Stated exercise> Write out all of the records precisely. Skip anything that is a picture.

[Start Record excerpts]

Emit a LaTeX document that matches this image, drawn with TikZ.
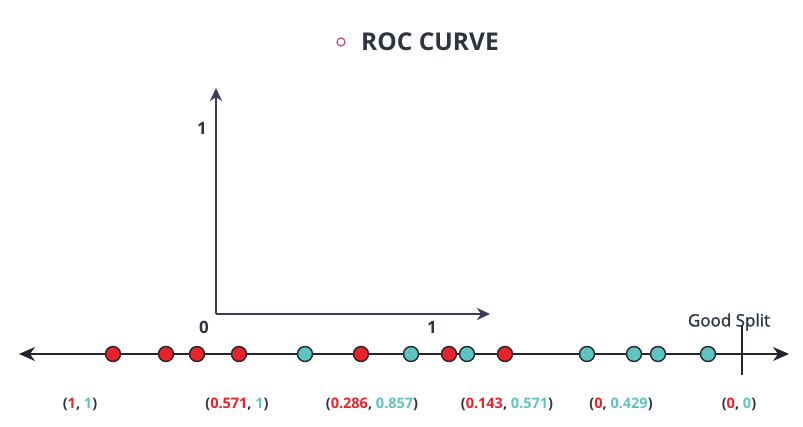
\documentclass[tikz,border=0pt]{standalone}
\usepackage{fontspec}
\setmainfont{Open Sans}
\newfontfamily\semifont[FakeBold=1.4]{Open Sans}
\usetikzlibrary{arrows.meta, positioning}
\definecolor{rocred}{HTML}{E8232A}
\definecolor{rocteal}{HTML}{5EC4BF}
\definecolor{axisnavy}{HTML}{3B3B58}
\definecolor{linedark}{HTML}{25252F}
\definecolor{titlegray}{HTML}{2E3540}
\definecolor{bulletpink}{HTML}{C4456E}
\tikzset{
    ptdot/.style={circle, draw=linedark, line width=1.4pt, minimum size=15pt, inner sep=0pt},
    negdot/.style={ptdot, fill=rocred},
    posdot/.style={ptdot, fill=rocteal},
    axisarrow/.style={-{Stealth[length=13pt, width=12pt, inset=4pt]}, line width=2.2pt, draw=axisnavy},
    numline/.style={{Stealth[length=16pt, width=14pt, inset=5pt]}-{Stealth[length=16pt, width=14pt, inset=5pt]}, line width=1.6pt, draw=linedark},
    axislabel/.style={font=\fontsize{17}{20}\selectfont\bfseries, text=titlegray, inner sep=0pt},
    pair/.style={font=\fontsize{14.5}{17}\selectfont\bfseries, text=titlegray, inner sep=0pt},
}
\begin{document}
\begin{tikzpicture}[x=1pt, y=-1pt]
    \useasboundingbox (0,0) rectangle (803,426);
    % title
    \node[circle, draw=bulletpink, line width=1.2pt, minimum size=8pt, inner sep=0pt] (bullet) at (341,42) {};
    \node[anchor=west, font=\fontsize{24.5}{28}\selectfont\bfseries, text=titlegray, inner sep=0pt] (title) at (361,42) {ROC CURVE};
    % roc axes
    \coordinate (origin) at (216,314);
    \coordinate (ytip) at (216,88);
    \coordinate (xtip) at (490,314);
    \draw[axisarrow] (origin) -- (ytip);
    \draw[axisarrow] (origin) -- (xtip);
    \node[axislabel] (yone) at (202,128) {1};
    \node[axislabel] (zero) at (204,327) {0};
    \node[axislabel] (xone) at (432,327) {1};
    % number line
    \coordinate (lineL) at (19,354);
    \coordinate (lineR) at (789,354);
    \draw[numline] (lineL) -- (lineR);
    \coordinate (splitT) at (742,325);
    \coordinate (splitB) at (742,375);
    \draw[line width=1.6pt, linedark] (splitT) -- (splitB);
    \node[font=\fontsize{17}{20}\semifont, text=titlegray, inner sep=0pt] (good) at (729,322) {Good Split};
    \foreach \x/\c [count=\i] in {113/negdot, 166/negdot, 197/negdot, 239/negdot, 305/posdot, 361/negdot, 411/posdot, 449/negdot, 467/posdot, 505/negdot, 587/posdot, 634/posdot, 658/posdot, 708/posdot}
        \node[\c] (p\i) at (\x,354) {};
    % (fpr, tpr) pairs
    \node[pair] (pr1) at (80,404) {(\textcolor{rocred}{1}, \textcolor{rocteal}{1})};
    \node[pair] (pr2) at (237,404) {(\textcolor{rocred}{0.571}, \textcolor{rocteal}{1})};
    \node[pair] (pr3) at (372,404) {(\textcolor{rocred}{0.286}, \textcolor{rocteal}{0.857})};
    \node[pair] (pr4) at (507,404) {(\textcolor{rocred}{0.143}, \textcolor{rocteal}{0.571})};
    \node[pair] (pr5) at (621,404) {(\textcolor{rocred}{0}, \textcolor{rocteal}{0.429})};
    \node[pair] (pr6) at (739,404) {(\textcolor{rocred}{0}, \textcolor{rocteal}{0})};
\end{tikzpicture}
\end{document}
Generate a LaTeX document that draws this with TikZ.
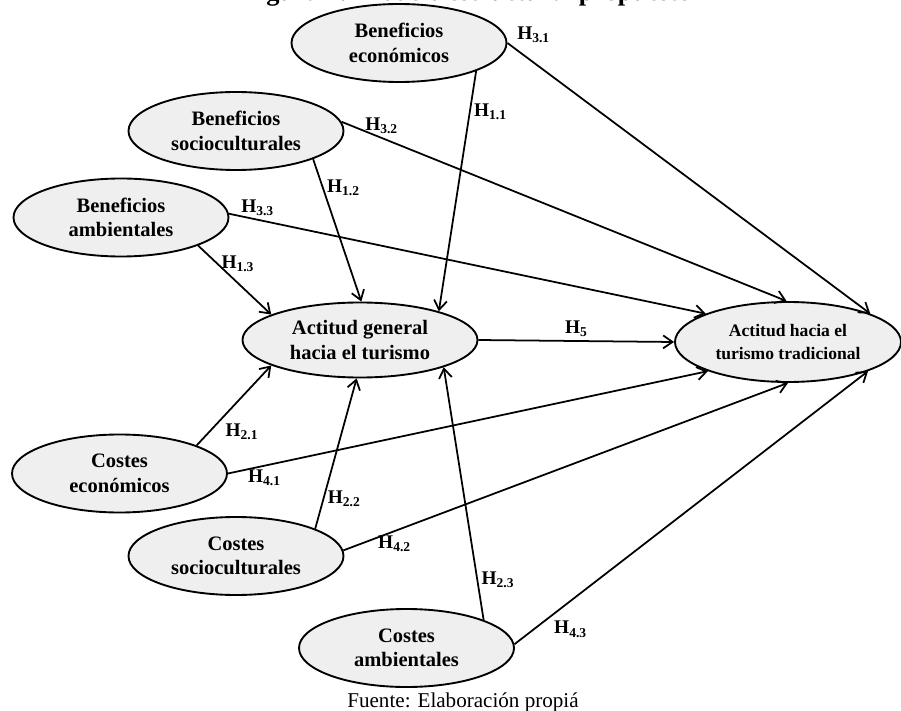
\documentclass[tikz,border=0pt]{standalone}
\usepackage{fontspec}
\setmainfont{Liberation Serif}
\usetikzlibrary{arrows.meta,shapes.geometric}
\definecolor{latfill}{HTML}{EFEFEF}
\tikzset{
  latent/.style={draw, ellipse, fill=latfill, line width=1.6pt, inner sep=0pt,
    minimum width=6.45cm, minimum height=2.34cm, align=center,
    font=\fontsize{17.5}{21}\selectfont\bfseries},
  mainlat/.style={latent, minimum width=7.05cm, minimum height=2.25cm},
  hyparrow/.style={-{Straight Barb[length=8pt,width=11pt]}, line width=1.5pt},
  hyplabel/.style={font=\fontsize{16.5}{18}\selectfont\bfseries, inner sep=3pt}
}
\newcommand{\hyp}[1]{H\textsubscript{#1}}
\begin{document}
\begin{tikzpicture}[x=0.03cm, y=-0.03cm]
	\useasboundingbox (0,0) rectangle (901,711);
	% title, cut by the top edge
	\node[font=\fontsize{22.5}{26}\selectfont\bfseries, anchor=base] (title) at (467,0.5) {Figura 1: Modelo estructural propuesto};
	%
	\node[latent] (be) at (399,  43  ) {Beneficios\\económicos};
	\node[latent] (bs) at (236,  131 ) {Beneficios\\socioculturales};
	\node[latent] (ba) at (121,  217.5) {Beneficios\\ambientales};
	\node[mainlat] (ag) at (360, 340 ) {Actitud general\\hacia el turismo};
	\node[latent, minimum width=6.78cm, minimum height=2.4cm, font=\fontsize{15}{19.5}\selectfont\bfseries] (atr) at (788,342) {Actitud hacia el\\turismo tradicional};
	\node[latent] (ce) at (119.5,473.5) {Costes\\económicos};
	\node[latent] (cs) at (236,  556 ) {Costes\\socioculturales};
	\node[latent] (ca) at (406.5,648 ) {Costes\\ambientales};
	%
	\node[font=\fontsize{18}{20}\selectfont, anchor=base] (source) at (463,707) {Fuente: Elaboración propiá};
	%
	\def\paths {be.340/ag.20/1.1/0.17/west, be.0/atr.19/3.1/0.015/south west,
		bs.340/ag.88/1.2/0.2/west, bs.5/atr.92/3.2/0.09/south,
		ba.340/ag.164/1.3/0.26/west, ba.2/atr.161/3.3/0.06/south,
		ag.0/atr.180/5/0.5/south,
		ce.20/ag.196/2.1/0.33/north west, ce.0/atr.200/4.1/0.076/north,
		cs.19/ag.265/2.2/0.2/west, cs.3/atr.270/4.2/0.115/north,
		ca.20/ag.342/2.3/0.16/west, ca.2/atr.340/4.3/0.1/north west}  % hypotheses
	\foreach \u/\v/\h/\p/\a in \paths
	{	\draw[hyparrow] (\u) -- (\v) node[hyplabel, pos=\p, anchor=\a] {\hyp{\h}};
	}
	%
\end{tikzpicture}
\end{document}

[End Record excerpts]

Result>
Emit a LaTeX document that matches this image, drawn with TikZ.
\documentclass[tikz,border=0pt]{standalone}
\usepackage{fontspec}
\setmainfont{Open Sans}
\newfontfamily\semifont[FakeBold=1.4]{Open Sans}
\usetikzlibrary{arrows.meta, positioning}
\definecolor{rocred}{HTML}{E8232A}
\definecolor{rocteal}{HTML}{5EC4BF}
\definecolor{axisnavy}{HTML}{3B3B58}
\definecolor{linedark}{HTML}{25252F}
\definecolor{titlegray}{HTML}{2E3540}
\definecolor{bulletpink}{HTML}{C4456E}
\tikzset{
    ptdot/.style={circle, draw=linedark, line width=1.4pt, minimum size=15pt, inner sep=0pt},
    negdot/.style={ptdot, fill=rocred},
    posdot/.style={ptdot, fill=rocteal},
    axisarrow/.style={-{Stealth[length=13pt, width=12pt, inset=4pt]}, line width=2.2pt, draw=axisnavy},
    numline/.style={{Stealth[length=16pt, width=14pt, inset=5pt]}-{Stealth[length=16pt, width=14pt, inset=5pt]}, line width=1.6pt, draw=linedark},
    axislabel/.style={font=\fontsize{17}{20}\selectfont\bfseries, text=titlegray, inner sep=0pt},
    pair/.style={font=\fontsize{14.5}{17}\selectfont\bfseries, text=titlegray, inner sep=0pt},
}
\begin{document}
\begin{tikzpicture}[x=1pt, y=-1pt]
    \useasboundingbox (0,0) rectangle (803,426);
    % title
    \node[circle, draw=bulletpink, line width=1.2pt, minimum size=8pt, inner sep=0pt] (bullet) at (341,42) {};
    \node[anchor=west, font=\fontsize{24.5}{28}\selectfont\bfseries, text=titlegray, inner sep=0pt] (title) at (361,42) {ROC CURVE};
    % roc axes
    \coordinate (origin) at (216,314);
    \coordinate (ytip) at (216,88);
    \coordinate (xtip) at (490,314);
    \draw[axisarrow] (origin) -- (ytip);
    \draw[axisarrow] (origin) -- (xtip);
    \node[axislabel] (yone) at (202,128) {1};
    \node[axislabel] (zero) at (204,327) {0};
    \node[axislabel] (xone) at (432,327) {1};
    % number line
    \coordinate (lineL) at (19,354);
    \coordinate (lineR) at (789,354);
    \draw[numline] (lineL) -- (lineR);
    \coordinate (splitT) at (742,325);
    \coordinate (splitB) at (742,375);
    \draw[line width=1.6pt, linedark] (splitT) -- (splitB);
    \node[font=\fontsize{17}{20}\semifont, text=titlegray, inner sep=0pt] (good) at (729,322) {Good Split};
    \foreach \x/\c [count=\i] in {113/negdot, 166/negdot, 197/negdot, 239/negdot, 305/posdot, 361/negdot, 411/posdot, 449/negdot, 467/posdot, 505/negdot, 587/posdot, 634/posdot, 658/posdot, 708/posdot}
        \node[\c] (p\i) at (\x,354) {};
    % (fpr, tpr) pairs
    \node[pair] (pr1) at (80,404) {(\textcolor{rocred}{1}, \textcolor{rocteal}{1})};
    \node[pair] (pr2) at (237,404) {(\textcolor{rocred}{0.571}, \textcolor{rocteal}{1})};
    \node[pair] (pr3) at (372,404) {(\textcolor{rocred}{0.286}, \textcolor{rocteal}{0.857})};
    \node[pair] (pr4) at (507,404) {(\textcolor{rocred}{0.143}, \textcolor{rocteal}{0.571})};
    \node[pair] (pr5) at (621,404) {(\textcolor{rocred}{0}, \textcolor{rocteal}{0.429})};
    \node[pair] (pr6) at (739,404) {(\textcolor{rocred}{0}, \textcolor{rocteal}{0})};
\end{tikzpicture}
\end{document}
Generate a LaTeX document that draws this with TikZ.
\documentclass[tikz,border=0pt]{standalone}
\usepackage{fontspec}
\setmainfont{Liberation Serif}
\usetikzlibrary{arrows.meta,shapes.geometric}
\definecolor{latfill}{HTML}{EFEFEF}
\tikzset{
  latent/.style={draw, ellipse, fill=latfill, line width=1.6pt, inner sep=0pt,
    minimum width=6.45cm, minimum height=2.34cm, align=center,
    font=\fontsize{17.5}{21}\selectfont\bfseries},
  mainlat/.style={latent, minimum width=7.05cm, minimum height=2.25cm},
  hyparrow/.style={-{Straight Barb[length=8pt,width=11pt]}, line width=1.5pt},
  hyplabel/.style={font=\fontsize{16.5}{18}\selectfont\bfseries, inner sep=3pt}
}
\newcommand{\hyp}[1]{H\textsubscript{#1}}
\begin{document}
\begin{tikzpicture}[x=0.03cm, y=-0.03cm]
	\useasboundingbox (0,0) rectangle (901,711);
	% title, cut by the top edge
	\node[font=\fontsize{22.5}{26}\selectfont\bfseries, anchor=base] (title) at (467,0.5) {Figura 1: Modelo estructural propuesto};
	%
	\node[latent] (be) at (399,  43  ) {Beneficios\\económicos};
	\node[latent] (bs) at (236,  131 ) {Beneficios\\socioculturales};
	\node[latent] (ba) at (121,  217.5) {Beneficios\\ambientales};
	\node[mainlat] (ag) at (360, 340 ) {Actitud general\\hacia el turismo};
	\node[latent, minimum width=6.78cm, minimum height=2.4cm, font=\fontsize{15}{19.5}\selectfont\bfseries] (atr) at (788,342) {Actitud hacia el\\turismo tradicional};
	\node[latent] (ce) at (119.5,473.5) {Costes\\económicos};
	\node[latent] (cs) at (236,  556 ) {Costes\\socioculturales};
	\node[latent] (ca) at (406.5,648 ) {Costes\\ambientales};
	%
	\node[font=\fontsize{18}{20}\selectfont, anchor=base] (source) at (463,707) {Fuente: Elaboración propiá};
	%
	\def\paths {be.340/ag.20/1.1/0.17/west, be.0/atr.19/3.1/0.015/south west,
		bs.340/ag.88/1.2/0.2/west, bs.5/atr.92/3.2/0.09/south,
		ba.340/ag.164/1.3/0.26/west, ba.2/atr.161/3.3/0.06/south,
		ag.0/atr.180/5/0.5/south,
		ce.20/ag.196/2.1/0.33/north west, ce.0/atr.200/4.1/0.076/north,
		cs.19/ag.265/2.2/0.2/west, cs.3/atr.270/4.2/0.115/north,
		ca.20/ag.342/2.3/0.16/west, ca.2/atr.340/4.3/0.1/north west}  % hypotheses
	\foreach \u/\v/\h/\p/\a in \paths
	{	\draw[hyparrow] (\u) -- (\v) node[hyplabel, pos=\p, anchor=\a] {\hyp{\h}};
	}
	%
\end{tikzpicture}
\end{document}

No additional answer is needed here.